- What you need to do -
Search the listing for the string "with" and copy every line that contains it.
═════ Source material ═════
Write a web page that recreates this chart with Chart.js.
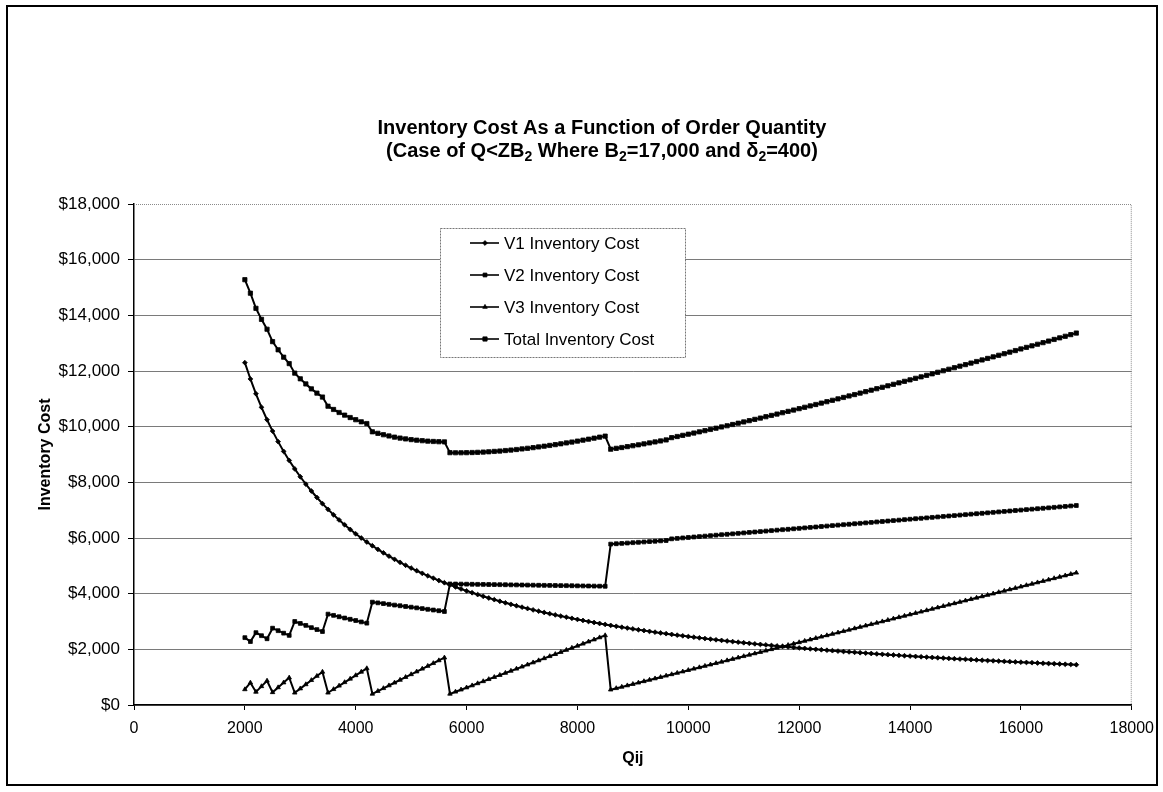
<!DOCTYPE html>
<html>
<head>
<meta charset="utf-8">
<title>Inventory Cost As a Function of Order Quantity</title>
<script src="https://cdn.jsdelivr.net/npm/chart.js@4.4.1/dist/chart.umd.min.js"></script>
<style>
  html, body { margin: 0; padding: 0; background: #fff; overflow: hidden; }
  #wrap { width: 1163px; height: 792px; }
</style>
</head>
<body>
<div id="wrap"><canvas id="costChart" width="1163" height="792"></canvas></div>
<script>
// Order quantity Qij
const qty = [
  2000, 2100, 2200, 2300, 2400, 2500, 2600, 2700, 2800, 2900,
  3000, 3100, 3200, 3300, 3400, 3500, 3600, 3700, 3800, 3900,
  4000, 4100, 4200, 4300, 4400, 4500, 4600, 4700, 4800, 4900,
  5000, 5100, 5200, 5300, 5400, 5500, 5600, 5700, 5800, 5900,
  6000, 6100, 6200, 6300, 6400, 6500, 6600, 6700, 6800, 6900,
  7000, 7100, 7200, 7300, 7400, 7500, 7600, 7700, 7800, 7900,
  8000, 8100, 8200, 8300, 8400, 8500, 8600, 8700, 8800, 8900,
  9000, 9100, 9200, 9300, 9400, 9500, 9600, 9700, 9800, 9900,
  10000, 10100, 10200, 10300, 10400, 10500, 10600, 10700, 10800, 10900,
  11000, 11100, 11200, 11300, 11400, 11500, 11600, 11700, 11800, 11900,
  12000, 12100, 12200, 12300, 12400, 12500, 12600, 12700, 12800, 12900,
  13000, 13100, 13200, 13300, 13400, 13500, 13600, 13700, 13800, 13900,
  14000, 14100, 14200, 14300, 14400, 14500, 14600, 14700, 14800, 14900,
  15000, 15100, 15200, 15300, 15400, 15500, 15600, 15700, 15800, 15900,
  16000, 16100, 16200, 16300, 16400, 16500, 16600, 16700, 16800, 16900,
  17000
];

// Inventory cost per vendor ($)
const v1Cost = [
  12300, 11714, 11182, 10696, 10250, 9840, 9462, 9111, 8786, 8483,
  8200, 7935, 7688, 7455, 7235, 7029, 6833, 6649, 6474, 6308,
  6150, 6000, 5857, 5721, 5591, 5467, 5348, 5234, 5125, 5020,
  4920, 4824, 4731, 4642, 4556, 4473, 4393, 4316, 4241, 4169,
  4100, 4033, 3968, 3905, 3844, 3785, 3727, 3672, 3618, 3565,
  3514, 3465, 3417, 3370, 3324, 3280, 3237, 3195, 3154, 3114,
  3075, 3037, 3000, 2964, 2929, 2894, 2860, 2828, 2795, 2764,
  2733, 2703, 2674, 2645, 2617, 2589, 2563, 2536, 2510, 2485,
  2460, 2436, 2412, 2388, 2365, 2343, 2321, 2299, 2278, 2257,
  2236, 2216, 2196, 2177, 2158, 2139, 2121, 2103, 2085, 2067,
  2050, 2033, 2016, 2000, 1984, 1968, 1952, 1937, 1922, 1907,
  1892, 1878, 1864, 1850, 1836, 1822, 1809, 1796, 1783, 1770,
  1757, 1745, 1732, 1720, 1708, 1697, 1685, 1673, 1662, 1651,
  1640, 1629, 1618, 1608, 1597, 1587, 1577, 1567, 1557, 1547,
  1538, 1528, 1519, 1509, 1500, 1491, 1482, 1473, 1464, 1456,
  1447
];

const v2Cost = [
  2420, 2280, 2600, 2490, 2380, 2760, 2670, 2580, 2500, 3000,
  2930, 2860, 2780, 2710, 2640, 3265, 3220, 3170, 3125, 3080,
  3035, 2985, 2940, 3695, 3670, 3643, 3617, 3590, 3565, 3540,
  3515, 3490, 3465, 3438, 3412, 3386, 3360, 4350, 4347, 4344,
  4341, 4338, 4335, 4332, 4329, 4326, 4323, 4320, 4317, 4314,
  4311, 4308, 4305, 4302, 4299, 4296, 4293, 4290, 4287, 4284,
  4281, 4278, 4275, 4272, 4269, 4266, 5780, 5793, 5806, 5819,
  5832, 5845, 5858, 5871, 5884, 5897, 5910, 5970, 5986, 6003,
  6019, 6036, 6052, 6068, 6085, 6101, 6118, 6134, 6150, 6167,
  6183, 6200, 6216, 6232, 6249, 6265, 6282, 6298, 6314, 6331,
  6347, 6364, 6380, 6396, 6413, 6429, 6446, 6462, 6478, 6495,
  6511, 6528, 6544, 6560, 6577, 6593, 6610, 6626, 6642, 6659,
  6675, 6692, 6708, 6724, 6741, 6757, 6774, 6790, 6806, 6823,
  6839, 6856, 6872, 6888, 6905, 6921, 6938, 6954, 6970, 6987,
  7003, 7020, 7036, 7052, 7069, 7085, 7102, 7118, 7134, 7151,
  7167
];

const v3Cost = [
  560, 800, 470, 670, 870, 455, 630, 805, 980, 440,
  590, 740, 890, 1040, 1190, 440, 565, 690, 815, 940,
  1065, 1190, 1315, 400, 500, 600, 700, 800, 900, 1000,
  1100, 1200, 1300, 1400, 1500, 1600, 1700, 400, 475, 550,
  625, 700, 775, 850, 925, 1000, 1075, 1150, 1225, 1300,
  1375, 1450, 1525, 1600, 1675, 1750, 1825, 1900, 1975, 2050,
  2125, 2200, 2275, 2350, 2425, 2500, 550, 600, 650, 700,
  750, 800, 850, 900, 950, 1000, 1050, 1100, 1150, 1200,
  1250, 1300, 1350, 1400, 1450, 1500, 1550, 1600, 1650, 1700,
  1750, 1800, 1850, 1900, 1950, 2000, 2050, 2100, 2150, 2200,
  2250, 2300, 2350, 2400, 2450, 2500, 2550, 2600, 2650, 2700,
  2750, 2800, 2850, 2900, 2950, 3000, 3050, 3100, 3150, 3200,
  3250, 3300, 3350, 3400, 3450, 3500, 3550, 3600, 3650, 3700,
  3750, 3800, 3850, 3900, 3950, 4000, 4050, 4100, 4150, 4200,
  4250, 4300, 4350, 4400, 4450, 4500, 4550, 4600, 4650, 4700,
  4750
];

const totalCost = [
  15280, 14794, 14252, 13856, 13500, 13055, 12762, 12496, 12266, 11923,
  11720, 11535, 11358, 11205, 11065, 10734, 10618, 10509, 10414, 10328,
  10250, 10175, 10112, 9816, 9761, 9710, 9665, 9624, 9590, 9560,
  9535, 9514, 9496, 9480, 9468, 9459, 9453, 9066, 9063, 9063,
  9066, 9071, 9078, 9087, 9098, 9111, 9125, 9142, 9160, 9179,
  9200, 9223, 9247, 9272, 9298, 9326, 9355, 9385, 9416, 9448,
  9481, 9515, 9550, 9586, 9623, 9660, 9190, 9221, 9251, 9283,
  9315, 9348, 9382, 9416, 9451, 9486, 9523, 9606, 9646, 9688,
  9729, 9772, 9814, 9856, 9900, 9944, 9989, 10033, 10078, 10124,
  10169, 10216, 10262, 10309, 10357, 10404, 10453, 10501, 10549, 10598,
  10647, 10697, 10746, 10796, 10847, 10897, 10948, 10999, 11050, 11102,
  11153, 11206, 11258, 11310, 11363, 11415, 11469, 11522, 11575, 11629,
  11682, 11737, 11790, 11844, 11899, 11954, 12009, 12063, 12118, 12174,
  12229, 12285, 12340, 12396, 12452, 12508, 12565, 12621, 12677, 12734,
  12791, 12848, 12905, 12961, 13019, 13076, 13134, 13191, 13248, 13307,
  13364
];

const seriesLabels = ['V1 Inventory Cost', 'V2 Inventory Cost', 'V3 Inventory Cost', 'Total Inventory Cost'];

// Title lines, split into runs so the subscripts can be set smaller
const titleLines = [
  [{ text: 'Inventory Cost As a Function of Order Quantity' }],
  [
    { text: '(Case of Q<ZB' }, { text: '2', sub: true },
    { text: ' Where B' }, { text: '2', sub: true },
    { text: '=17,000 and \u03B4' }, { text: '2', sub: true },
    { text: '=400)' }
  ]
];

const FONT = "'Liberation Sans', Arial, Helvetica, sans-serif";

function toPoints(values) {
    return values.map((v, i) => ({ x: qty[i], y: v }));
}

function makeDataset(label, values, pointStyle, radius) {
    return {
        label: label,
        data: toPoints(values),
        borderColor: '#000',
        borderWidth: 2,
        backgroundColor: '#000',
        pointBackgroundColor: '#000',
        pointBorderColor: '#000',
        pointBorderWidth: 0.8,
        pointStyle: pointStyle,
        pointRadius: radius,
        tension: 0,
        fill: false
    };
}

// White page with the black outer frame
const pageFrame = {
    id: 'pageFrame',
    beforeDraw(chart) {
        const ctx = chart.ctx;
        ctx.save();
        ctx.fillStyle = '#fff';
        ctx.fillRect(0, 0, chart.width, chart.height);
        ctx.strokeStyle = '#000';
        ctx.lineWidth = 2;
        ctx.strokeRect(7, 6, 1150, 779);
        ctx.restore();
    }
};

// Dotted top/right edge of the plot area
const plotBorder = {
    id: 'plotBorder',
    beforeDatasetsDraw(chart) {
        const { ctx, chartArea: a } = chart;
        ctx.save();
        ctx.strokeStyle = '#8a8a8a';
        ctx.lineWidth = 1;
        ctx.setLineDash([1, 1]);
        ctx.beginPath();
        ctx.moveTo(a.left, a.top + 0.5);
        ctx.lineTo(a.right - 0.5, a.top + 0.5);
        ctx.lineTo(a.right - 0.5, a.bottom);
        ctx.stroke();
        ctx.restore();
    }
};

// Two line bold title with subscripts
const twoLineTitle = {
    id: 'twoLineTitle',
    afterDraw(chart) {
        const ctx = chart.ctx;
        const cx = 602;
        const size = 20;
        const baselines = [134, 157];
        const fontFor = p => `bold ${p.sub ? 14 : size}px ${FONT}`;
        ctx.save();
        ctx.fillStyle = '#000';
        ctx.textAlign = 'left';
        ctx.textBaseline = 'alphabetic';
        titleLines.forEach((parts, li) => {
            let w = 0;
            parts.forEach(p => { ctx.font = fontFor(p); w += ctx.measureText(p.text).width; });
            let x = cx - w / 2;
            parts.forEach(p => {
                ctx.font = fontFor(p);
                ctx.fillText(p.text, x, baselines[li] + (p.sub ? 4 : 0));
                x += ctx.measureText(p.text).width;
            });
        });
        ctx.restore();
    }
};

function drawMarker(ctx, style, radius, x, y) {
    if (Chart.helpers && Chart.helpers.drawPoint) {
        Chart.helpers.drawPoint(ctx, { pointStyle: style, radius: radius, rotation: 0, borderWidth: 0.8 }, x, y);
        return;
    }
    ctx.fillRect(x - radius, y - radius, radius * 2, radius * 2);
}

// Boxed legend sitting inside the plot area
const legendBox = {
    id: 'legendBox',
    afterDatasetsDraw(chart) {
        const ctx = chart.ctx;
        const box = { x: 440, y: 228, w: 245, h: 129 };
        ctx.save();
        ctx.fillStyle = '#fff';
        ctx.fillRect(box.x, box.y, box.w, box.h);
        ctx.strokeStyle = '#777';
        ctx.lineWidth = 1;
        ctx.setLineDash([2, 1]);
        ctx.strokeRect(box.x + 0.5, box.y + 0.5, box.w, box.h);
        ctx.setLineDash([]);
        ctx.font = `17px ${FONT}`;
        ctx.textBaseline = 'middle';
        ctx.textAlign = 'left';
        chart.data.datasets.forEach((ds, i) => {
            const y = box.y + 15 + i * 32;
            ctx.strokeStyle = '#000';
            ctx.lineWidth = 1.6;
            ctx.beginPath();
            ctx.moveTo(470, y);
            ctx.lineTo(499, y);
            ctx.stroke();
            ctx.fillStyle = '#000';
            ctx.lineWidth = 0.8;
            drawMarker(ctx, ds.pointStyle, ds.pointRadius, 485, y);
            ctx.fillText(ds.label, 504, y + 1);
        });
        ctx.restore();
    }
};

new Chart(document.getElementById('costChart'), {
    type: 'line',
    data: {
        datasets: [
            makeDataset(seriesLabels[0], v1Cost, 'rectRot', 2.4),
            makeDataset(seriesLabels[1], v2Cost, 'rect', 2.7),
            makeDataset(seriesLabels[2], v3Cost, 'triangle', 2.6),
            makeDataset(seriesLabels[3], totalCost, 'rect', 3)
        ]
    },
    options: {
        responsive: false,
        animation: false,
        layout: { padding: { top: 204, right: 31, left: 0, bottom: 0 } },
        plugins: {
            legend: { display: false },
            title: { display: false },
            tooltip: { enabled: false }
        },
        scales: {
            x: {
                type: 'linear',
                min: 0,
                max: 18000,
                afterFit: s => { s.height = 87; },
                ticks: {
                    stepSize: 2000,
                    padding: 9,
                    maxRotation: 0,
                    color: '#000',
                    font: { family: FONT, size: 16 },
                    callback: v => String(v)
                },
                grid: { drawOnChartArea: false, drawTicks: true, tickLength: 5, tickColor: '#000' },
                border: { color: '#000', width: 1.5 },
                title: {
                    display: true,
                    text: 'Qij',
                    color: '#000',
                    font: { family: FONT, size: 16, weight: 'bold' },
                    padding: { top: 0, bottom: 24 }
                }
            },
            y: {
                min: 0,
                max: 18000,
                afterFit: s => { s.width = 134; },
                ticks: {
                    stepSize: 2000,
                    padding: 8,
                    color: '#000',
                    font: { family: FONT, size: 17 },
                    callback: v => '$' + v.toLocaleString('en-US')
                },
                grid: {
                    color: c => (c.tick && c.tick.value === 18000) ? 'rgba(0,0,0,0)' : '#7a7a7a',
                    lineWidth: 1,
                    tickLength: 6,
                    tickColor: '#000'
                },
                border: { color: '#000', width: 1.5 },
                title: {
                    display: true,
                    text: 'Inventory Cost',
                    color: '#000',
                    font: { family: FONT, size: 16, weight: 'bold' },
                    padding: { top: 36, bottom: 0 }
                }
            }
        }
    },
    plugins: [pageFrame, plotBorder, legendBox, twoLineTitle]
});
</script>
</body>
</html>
═════
- Solution below -
Write a web page that recreates this chart with Chart.js.
// White page with the black outer frame
// Two line bold title with subscripts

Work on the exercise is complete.